Supplied data:

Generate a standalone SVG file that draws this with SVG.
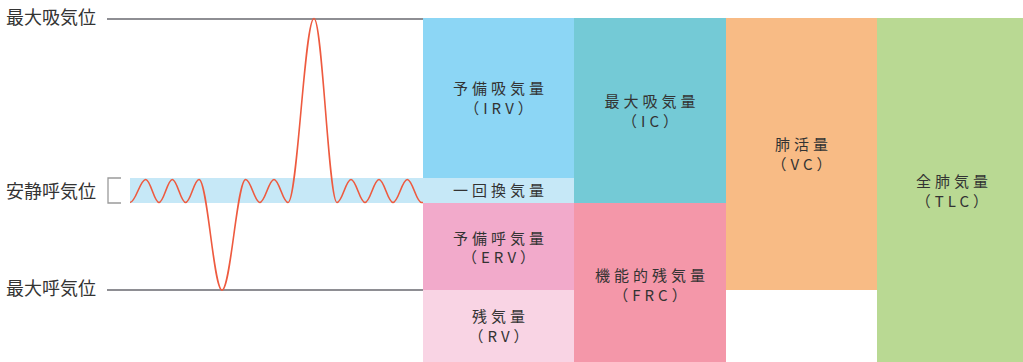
<svg xmlns="http://www.w3.org/2000/svg" width="1023" height="362" viewBox="0 0 1023 362">
<style>
.lbl{font-family:"Noto Sans CJK JP","Noto Sans",sans-serif;font-size:18px;fill:#333}
.bt{font-family:"Noto Sans CJK JP","Noto Sans",sans-serif;font-size:15px;fill:#333;letter-spacing:4px;text-anchor:middle}
.ref{stroke:#8e8e93;stroke-width:2;fill:none}
</style>
<rect width="1023" height="362" fill="#fff"/>
<g id="band"><rect x="130" y="178" width="293" height="25" fill="#c6e8f7"/></g>
<g id="irv"><rect x="423" y="18" width="151" height="160" fill="#8cd6f5"/>
<text class="bt" x="500.5" y="94">予備吸気量</text><text class="bt" x="500.5" y="114">（IRV）</text></g>
<g id="tv"><rect x="423" y="178" width="151" height="25" fill="#c6e8f7"/>
<text class="bt" x="500.5" y="196">一回換気量</text></g>
<g id="erv"><rect x="423" y="203" width="151" height="87" fill="#f2aacb"/>
<text class="bt" x="500.5" y="243.5">予備呼気量</text><text class="bt" x="500.5" y="263">（ERV）</text></g>
<g id="rv"><rect x="423" y="290" width="151" height="72" fill="#f9d4e4"/>
<text class="bt" x="500.5" y="322">残気量</text><text class="bt" x="500.5" y="342">（RV）</text></g>
<g id="ic"><rect x="574" y="18" width="152" height="185" fill="#74cad6"/>
<text class="bt" x="652" y="107">最大吸気量</text><text class="bt" x="652" y="127">（IC）</text></g>
<g id="frc"><rect x="574" y="203" width="152" height="159" fill="#f497a9"/>
<text class="bt" x="652" y="281">機能的残気量</text><text class="bt" x="652" y="301">（FRC）</text></g>
<g id="vc"><rect x="726" y="18" width="151" height="272" fill="#f8bb85"/>
<text class="bt" x="803.5" y="150">肺活量</text><text class="bt" x="803.5" y="170">（VC）</text></g>
<g id="tlc"><rect x="877" y="18" width="146" height="344" fill="#b9d993"/>
<text class="bt" x="954" y="187">全肺気量</text><text class="bt" x="954" y="207">（TLC）</text></g>
<g id="connectors">
<line class="ref" x1="107" y1="19" x2="423" y2="19"/>
<line class="ref" x1="107" y1="290" x2="423" y2="290"/>
<path d="M121,178 H108 V203 H121" fill="none" stroke="#9a9a9a" stroke-width="1.3"/>
<path d="M130,202.5 C135.7,202.5 140,179.5 145.7,179.5 C150.5,179.5 154.2,202.5 159,202.5 C163.8,202.5 167.5,179.5 172.3,179.5 C177.1,179.5 180.8,202.5 185.6,202.5 C190.5,202.5 194.1,179.5 199,179.5 C207.4,179.5 213.6,290 222,290 C230.6,290 237.1,179.5 245.7,179.5 C250.8,179.5 254.7,202.5 259.8,202.5 C265,202.5 268.8,179.5 274,179.5 C279.1,179.5 282.9,202.5 288,202.5 C297.5,202.5 304.5,18.5 314,18.5 C322.4,18.5 328.6,202.5 337,202.5 C342.1,202.5 345.9,179.5 351,179.5 C356.1,179.5 359.9,202.5 365,202.5 C370.1,202.5 373.9,179.5 379,179.5 C384.1,179.5 387.9,202.5 393,202.5 C398.2,202.5 402.1,179.5 407.3,179.5 C412.5,179.5 416.3,202.5 421.5,202.5 L423,202.5" fill="none" stroke="#ee5a3f" stroke-width="1.6"/>
</g>
<g id="labels">
<text class="lbl" x="6" y="24">最大吸気位</text>
<text class="lbl" x="6" y="198">安静呼気位</text>
<text class="lbl" x="6" y="295">最大呼気位</text>
</g>
</svg>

Written request:
Transcribe the listing above verbatim. Omit the pictures.

Solution below:
Generate a standalone SVG file that draws this with SVG.
<svg xmlns="http://www.w3.org/2000/svg" width="1023" height="362" viewBox="0 0 1023 362">
<style>
.lbl{font-family:"Noto Sans CJK JP","Noto Sans",sans-serif;font-size:18px;fill:#333}
.bt{font-family:"Noto Sans CJK JP","Noto Sans",sans-serif;font-size:15px;fill:#333;letter-spacing:4px;text-anchor:middle}
.ref{stroke:#8e8e93;stroke-width:2;fill:none}
</style>
<rect width="1023" height="362" fill="#fff"/>
<g id="band"><rect x="130" y="178" width="293" height="25" fill="#c6e8f7"/></g>
<g id="irv"><rect x="423" y="18" width="151" height="160" fill="#8cd6f5"/>
<text class="bt" x="500.5" y="94">予備吸気量</text><text class="bt" x="500.5" y="114">（IRV）</text></g>
<g id="tv"><rect x="423" y="178" width="151" height="25" fill="#c6e8f7"/>
<text class="bt" x="500.5" y="196">一回換気量</text></g>
<g id="erv"><rect x="423" y="203" width="151" height="87" fill="#f2aacb"/>
<text class="bt" x="500.5" y="243.5">予備呼気量</text><text class="bt" x="500.5" y="263">（ERV）</text></g>
<g id="rv"><rect x="423" y="290" width="151" height="72" fill="#f9d4e4"/>
<text class="bt" x="500.5" y="322">残気量</text><text class="bt" x="500.5" y="342">（RV）</text></g>
<g id="ic"><rect x="574" y="18" width="152" height="185" fill="#74cad6"/>
<text class="bt" x="652" y="107">最大吸気量</text><text class="bt" x="652" y="127">（IC）</text></g>
<g id="frc"><rect x="574" y="203" width="152" height="159" fill="#f497a9"/>
<text class="bt" x="652" y="281">機能的残気量</text><text class="bt" x="652" y="301">（FRC）</text></g>
<g id="vc"><rect x="726" y="18" width="151" height="272" fill="#f8bb85"/>
<text class="bt" x="803.5" y="150">肺活量</text><text class="bt" x="803.5" y="170">（VC）</text></g>
<g id="tlc"><rect x="877" y="18" width="146" height="344" fill="#b9d993"/>
<text class="bt" x="954" y="187">全肺気量</text><text class="bt" x="954" y="207">（TLC）</text></g>
<g id="connectors">
<line class="ref" x1="107" y1="19" x2="423" y2="19"/>
<line class="ref" x1="107" y1="290" x2="423" y2="290"/>
<path d="M121,178 H108 V203 H121" fill="none" stroke="#9a9a9a" stroke-width="1.3"/>
<path d="M130,202.5 C135.7,202.5 140,179.5 145.7,179.5 C150.5,179.5 154.2,202.5 159,202.5 C163.8,202.5 167.5,179.5 172.3,179.5 C177.1,179.5 180.8,202.5 185.6,202.5 C190.5,202.5 194.1,179.5 199,179.5 C207.4,179.5 213.6,290 222,290 C230.6,290 237.1,179.5 245.7,179.5 C250.8,179.5 254.7,202.5 259.8,202.5 C265,202.5 268.8,179.5 274,179.5 C279.1,179.5 282.9,202.5 288,202.5 C297.5,202.5 304.5,18.5 314,18.5 C322.4,18.5 328.6,202.5 337,202.5 C342.1,202.5 345.9,179.5 351,179.5 C356.1,179.5 359.9,202.5 365,202.5 C370.1,202.5 373.9,179.5 379,179.5 C384.1,179.5 387.9,202.5 393,202.5 C398.2,202.5 402.1,179.5 407.3,179.5 C412.5,179.5 416.3,202.5 421.5,202.5 L423,202.5" fill="none" stroke="#ee5a3f" stroke-width="1.6"/>
</g>
<g id="labels">
<text class="lbl" x="6" y="24">最大吸気位</text>
<text class="lbl" x="6" y="198">安静呼気位</text>
<text class="lbl" x="6" y="295">最大呼気位</text>
</g>
</svg>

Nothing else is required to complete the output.